* Material *
* Start *
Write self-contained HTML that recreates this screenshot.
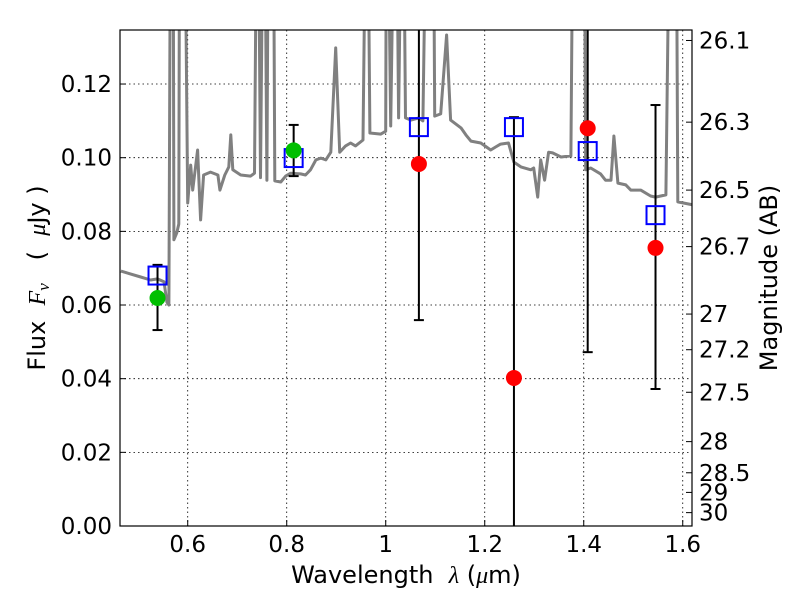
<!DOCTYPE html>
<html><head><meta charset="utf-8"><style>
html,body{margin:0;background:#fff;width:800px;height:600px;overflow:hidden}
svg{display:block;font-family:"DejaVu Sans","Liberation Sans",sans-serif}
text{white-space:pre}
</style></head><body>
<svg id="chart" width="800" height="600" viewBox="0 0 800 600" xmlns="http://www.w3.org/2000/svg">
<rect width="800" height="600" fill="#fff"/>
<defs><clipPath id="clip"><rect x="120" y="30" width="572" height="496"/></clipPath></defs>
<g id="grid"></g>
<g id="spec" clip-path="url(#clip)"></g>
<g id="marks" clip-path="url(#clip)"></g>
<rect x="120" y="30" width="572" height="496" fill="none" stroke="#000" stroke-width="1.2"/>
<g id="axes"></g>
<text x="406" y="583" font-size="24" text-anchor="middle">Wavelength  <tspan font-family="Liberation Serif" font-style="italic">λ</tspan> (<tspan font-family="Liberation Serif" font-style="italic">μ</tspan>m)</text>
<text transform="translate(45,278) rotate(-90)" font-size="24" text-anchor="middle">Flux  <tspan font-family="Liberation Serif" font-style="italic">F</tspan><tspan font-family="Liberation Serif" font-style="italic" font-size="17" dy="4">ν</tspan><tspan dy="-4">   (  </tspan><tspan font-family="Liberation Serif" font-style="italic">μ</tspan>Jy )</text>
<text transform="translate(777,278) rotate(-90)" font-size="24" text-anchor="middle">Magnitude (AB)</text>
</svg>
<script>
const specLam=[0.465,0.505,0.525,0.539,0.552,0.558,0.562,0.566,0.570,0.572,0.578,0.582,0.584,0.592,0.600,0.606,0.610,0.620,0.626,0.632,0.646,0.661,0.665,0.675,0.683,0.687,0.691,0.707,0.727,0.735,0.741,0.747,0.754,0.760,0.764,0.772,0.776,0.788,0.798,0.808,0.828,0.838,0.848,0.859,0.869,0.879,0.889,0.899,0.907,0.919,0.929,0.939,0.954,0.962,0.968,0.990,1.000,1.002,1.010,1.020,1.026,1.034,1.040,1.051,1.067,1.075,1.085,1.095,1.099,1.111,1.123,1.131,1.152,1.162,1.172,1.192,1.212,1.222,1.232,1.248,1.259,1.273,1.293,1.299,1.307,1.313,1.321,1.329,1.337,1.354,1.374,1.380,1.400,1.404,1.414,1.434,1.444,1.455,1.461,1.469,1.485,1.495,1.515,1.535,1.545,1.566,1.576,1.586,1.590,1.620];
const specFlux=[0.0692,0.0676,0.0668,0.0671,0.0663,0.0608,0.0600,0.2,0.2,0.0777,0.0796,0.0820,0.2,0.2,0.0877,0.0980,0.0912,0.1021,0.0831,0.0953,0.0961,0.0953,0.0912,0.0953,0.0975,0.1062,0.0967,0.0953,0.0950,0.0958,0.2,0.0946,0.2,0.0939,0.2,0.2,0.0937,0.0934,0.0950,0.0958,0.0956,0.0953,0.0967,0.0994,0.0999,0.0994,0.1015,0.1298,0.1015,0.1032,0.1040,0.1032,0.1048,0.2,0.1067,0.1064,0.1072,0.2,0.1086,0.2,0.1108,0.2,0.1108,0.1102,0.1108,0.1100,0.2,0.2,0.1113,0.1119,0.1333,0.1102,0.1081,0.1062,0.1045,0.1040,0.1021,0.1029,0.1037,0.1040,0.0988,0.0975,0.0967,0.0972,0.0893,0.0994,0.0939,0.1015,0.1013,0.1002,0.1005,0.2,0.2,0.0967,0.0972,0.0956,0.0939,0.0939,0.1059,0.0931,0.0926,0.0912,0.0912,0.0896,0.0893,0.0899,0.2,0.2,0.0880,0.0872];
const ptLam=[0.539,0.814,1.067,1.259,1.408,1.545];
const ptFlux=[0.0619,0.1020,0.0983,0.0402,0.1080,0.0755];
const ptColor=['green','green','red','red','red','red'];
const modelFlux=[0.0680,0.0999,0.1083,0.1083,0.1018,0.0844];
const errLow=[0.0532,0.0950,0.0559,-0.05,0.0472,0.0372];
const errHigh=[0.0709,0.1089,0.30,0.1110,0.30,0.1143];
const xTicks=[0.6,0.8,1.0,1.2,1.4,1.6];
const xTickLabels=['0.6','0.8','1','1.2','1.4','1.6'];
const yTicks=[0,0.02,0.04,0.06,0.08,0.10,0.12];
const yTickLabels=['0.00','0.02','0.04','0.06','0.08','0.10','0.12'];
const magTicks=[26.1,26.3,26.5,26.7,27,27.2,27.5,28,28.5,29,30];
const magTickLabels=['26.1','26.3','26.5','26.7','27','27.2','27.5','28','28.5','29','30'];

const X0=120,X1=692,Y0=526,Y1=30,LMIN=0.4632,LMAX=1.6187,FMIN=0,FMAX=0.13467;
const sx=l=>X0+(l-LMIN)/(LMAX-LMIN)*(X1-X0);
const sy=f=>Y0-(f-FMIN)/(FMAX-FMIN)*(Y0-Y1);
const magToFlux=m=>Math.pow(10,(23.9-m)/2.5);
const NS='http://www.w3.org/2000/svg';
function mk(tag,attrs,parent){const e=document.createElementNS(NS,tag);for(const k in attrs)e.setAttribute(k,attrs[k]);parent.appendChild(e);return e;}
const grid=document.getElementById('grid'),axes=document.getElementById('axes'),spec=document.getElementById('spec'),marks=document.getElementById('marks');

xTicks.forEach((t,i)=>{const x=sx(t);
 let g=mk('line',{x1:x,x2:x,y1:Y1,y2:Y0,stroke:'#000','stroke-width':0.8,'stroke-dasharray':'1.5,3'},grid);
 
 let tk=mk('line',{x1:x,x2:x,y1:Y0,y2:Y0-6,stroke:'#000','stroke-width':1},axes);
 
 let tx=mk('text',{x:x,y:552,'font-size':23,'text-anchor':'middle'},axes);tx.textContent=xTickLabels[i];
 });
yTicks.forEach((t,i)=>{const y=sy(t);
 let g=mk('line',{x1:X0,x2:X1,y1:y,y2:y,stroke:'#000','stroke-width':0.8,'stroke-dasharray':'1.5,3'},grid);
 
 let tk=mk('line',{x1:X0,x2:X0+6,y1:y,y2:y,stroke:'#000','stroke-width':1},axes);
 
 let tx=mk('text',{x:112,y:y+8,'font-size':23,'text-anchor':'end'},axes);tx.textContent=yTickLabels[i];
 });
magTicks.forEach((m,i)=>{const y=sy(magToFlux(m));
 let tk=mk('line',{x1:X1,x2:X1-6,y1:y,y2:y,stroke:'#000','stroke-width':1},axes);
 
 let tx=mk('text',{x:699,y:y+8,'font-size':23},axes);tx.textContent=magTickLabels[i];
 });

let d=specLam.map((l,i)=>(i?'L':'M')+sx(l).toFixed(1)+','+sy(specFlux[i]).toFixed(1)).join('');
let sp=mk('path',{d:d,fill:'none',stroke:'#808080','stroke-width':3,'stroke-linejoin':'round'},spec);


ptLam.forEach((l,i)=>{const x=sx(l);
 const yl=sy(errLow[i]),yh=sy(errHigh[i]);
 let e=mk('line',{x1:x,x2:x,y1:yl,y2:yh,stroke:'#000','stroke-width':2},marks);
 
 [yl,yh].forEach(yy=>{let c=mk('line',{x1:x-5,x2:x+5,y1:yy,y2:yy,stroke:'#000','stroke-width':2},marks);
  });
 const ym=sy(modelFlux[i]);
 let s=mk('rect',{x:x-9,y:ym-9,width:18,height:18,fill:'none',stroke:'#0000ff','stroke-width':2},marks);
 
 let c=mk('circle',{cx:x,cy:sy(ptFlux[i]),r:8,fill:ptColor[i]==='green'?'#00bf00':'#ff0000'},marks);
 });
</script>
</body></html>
* End *
* What is required *
Repeat the listing in full and exactly. Leave any pictures out.

* Exercise output *
Write self-contained HTML that recreates this screenshot.
<!DOCTYPE html>
<html><head><meta charset="utf-8"><style>
html,body{margin:0;background:#fff;width:800px;height:600px;overflow:hidden}
svg{display:block;font-family:"DejaVu Sans","Liberation Sans",sans-serif}
text{white-space:pre}
</style></head><body>
<svg id="chart" width="800" height="600" viewBox="0 0 800 600" xmlns="http://www.w3.org/2000/svg">
<rect width="800" height="600" fill="#fff"/>
<defs><clipPath id="clip"><rect x="120" y="30" width="572" height="496"/></clipPath></defs>
<g id="grid"></g>
<g id="spec" clip-path="url(#clip)"></g>
<g id="marks" clip-path="url(#clip)"></g>
<rect x="120" y="30" width="572" height="496" fill="none" stroke="#000" stroke-width="1.2"/>
<g id="axes"></g>
<text x="406" y="583" font-size="24" text-anchor="middle">Wavelength  <tspan font-family="Liberation Serif" font-style="italic">λ</tspan> (<tspan font-family="Liberation Serif" font-style="italic">μ</tspan>m)</text>
<text transform="translate(45,278) rotate(-90)" font-size="24" text-anchor="middle">Flux  <tspan font-family="Liberation Serif" font-style="italic">F</tspan><tspan font-family="Liberation Serif" font-style="italic" font-size="17" dy="4">ν</tspan><tspan dy="-4">   (  </tspan><tspan font-family="Liberation Serif" font-style="italic">μ</tspan>Jy )</text>
<text transform="translate(777,278) rotate(-90)" font-size="24" text-anchor="middle">Magnitude (AB)</text>
</svg>
<script>
const specLam=[0.465,0.505,0.525,0.539,0.552,0.558,0.562,0.566,0.570,0.572,0.578,0.582,0.584,0.592,0.600,0.606,0.610,0.620,0.626,0.632,0.646,0.661,0.665,0.675,0.683,0.687,0.691,0.707,0.727,0.735,0.741,0.747,0.754,0.760,0.764,0.772,0.776,0.788,0.798,0.808,0.828,0.838,0.848,0.859,0.869,0.879,0.889,0.899,0.907,0.919,0.929,0.939,0.954,0.962,0.968,0.990,1.000,1.002,1.010,1.020,1.026,1.034,1.040,1.051,1.067,1.075,1.085,1.095,1.099,1.111,1.123,1.131,1.152,1.162,1.172,1.192,1.212,1.222,1.232,1.248,1.259,1.273,1.293,1.299,1.307,1.313,1.321,1.329,1.337,1.354,1.374,1.380,1.400,1.404,1.414,1.434,1.444,1.455,1.461,1.469,1.485,1.495,1.515,1.535,1.545,1.566,1.576,1.586,1.590,1.620];
const specFlux=[0.0692,0.0676,0.0668,0.0671,0.0663,0.0608,0.0600,0.2,0.2,0.0777,0.0796,0.0820,0.2,0.2,0.0877,0.0980,0.0912,0.1021,0.0831,0.0953,0.0961,0.0953,0.0912,0.0953,0.0975,0.1062,0.0967,0.0953,0.0950,0.0958,0.2,0.0946,0.2,0.0939,0.2,0.2,0.0937,0.0934,0.0950,0.0958,0.0956,0.0953,0.0967,0.0994,0.0999,0.0994,0.1015,0.1298,0.1015,0.1032,0.1040,0.1032,0.1048,0.2,0.1067,0.1064,0.1072,0.2,0.1086,0.2,0.1108,0.2,0.1108,0.1102,0.1108,0.1100,0.2,0.2,0.1113,0.1119,0.1333,0.1102,0.1081,0.1062,0.1045,0.1040,0.1021,0.1029,0.1037,0.1040,0.0988,0.0975,0.0967,0.0972,0.0893,0.0994,0.0939,0.1015,0.1013,0.1002,0.1005,0.2,0.2,0.0967,0.0972,0.0956,0.0939,0.0939,0.1059,0.0931,0.0926,0.0912,0.0912,0.0896,0.0893,0.0899,0.2,0.2,0.0880,0.0872];
const ptLam=[0.539,0.814,1.067,1.259,1.408,1.545];
const ptFlux=[0.0619,0.1020,0.0983,0.0402,0.1080,0.0755];
const ptColor=['green','green','red','red','red','red'];
const modelFlux=[0.0680,0.0999,0.1083,0.1083,0.1018,0.0844];
const errLow=[0.0532,0.0950,0.0559,-0.05,0.0472,0.0372];
const errHigh=[0.0709,0.1089,0.30,0.1110,0.30,0.1143];
const xTicks=[0.6,0.8,1.0,1.2,1.4,1.6];
const xTickLabels=['0.6','0.8','1','1.2','1.4','1.6'];
const yTicks=[0,0.02,0.04,0.06,0.08,0.10,0.12];
const yTickLabels=['0.00','0.02','0.04','0.06','0.08','0.10','0.12'];
const magTicks=[26.1,26.3,26.5,26.7,27,27.2,27.5,28,28.5,29,30];
const magTickLabels=['26.1','26.3','26.5','26.7','27','27.2','27.5','28','28.5','29','30'];

const X0=120,X1=692,Y0=526,Y1=30,LMIN=0.4632,LMAX=1.6187,FMIN=0,FMAX=0.13467;
const sx=l=>X0+(l-LMIN)/(LMAX-LMIN)*(X1-X0);
const sy=f=>Y0-(f-FMIN)/(FMAX-FMIN)*(Y0-Y1);
const magToFlux=m=>Math.pow(10,(23.9-m)/2.5);
const NS='http://www.w3.org/2000/svg';
function mk(tag,attrs,parent){const e=document.createElementNS(NS,tag);for(const k in attrs)e.setAttribute(k,attrs[k]);parent.appendChild(e);return e;}
const grid=document.getElementById('grid'),axes=document.getElementById('axes'),spec=document.getElementById('spec'),marks=document.getElementById('marks');

xTicks.forEach((t,i)=>{const x=sx(t);
 let g=mk('line',{x1:x,x2:x,y1:Y1,y2:Y0,stroke:'#000','stroke-width':0.8,'stroke-dasharray':'1.5,3'},grid);
 
 let tk=mk('line',{x1:x,x2:x,y1:Y0,y2:Y0-6,stroke:'#000','stroke-width':1},axes);
 
 let tx=mk('text',{x:x,y:552,'font-size':23,'text-anchor':'middle'},axes);tx.textContent=xTickLabels[i];
 });
yTicks.forEach((t,i)=>{const y=sy(t);
 let g=mk('line',{x1:X0,x2:X1,y1:y,y2:y,stroke:'#000','stroke-width':0.8,'stroke-dasharray':'1.5,3'},grid);
 
 let tk=mk('line',{x1:X0,x2:X0+6,y1:y,y2:y,stroke:'#000','stroke-width':1},axes);
 
 let tx=mk('text',{x:112,y:y+8,'font-size':23,'text-anchor':'end'},axes);tx.textContent=yTickLabels[i];
 });
magTicks.forEach((m,i)=>{const y=sy(magToFlux(m));
 let tk=mk('line',{x1:X1,x2:X1-6,y1:y,y2:y,stroke:'#000','stroke-width':1},axes);
 
 let tx=mk('text',{x:699,y:y+8,'font-size':23},axes);tx.textContent=magTickLabels[i];
 });

let d=specLam.map((l,i)=>(i?'L':'M')+sx(l).toFixed(1)+','+sy(specFlux[i]).toFixed(1)).join('');
let sp=mk('path',{d:d,fill:'none',stroke:'#808080','stroke-width':3,'stroke-linejoin':'round'},spec);


ptLam.forEach((l,i)=>{const x=sx(l);
 const yl=sy(errLow[i]),yh=sy(errHigh[i]);
 let e=mk('line',{x1:x,x2:x,y1:yl,y2:yh,stroke:'#000','stroke-width':2},marks);
 
 [yl,yh].forEach(yy=>{let c=mk('line',{x1:x-5,x2:x+5,y1:yy,y2:yy,stroke:'#000','stroke-width':2},marks);
  });
 const ym=sy(modelFlux[i]);
 let s=mk('rect',{x:x-9,y:ym-9,width:18,height:18,fill:'none',stroke:'#0000ff','stroke-width':2},marks);
 
 let c=mk('circle',{cx:x,cy:sy(ptFlux[i]),r:8,fill:ptColor[i]==='green'?'#00bf00':'#ff0000'},marks);
 });
</script>
</body></html>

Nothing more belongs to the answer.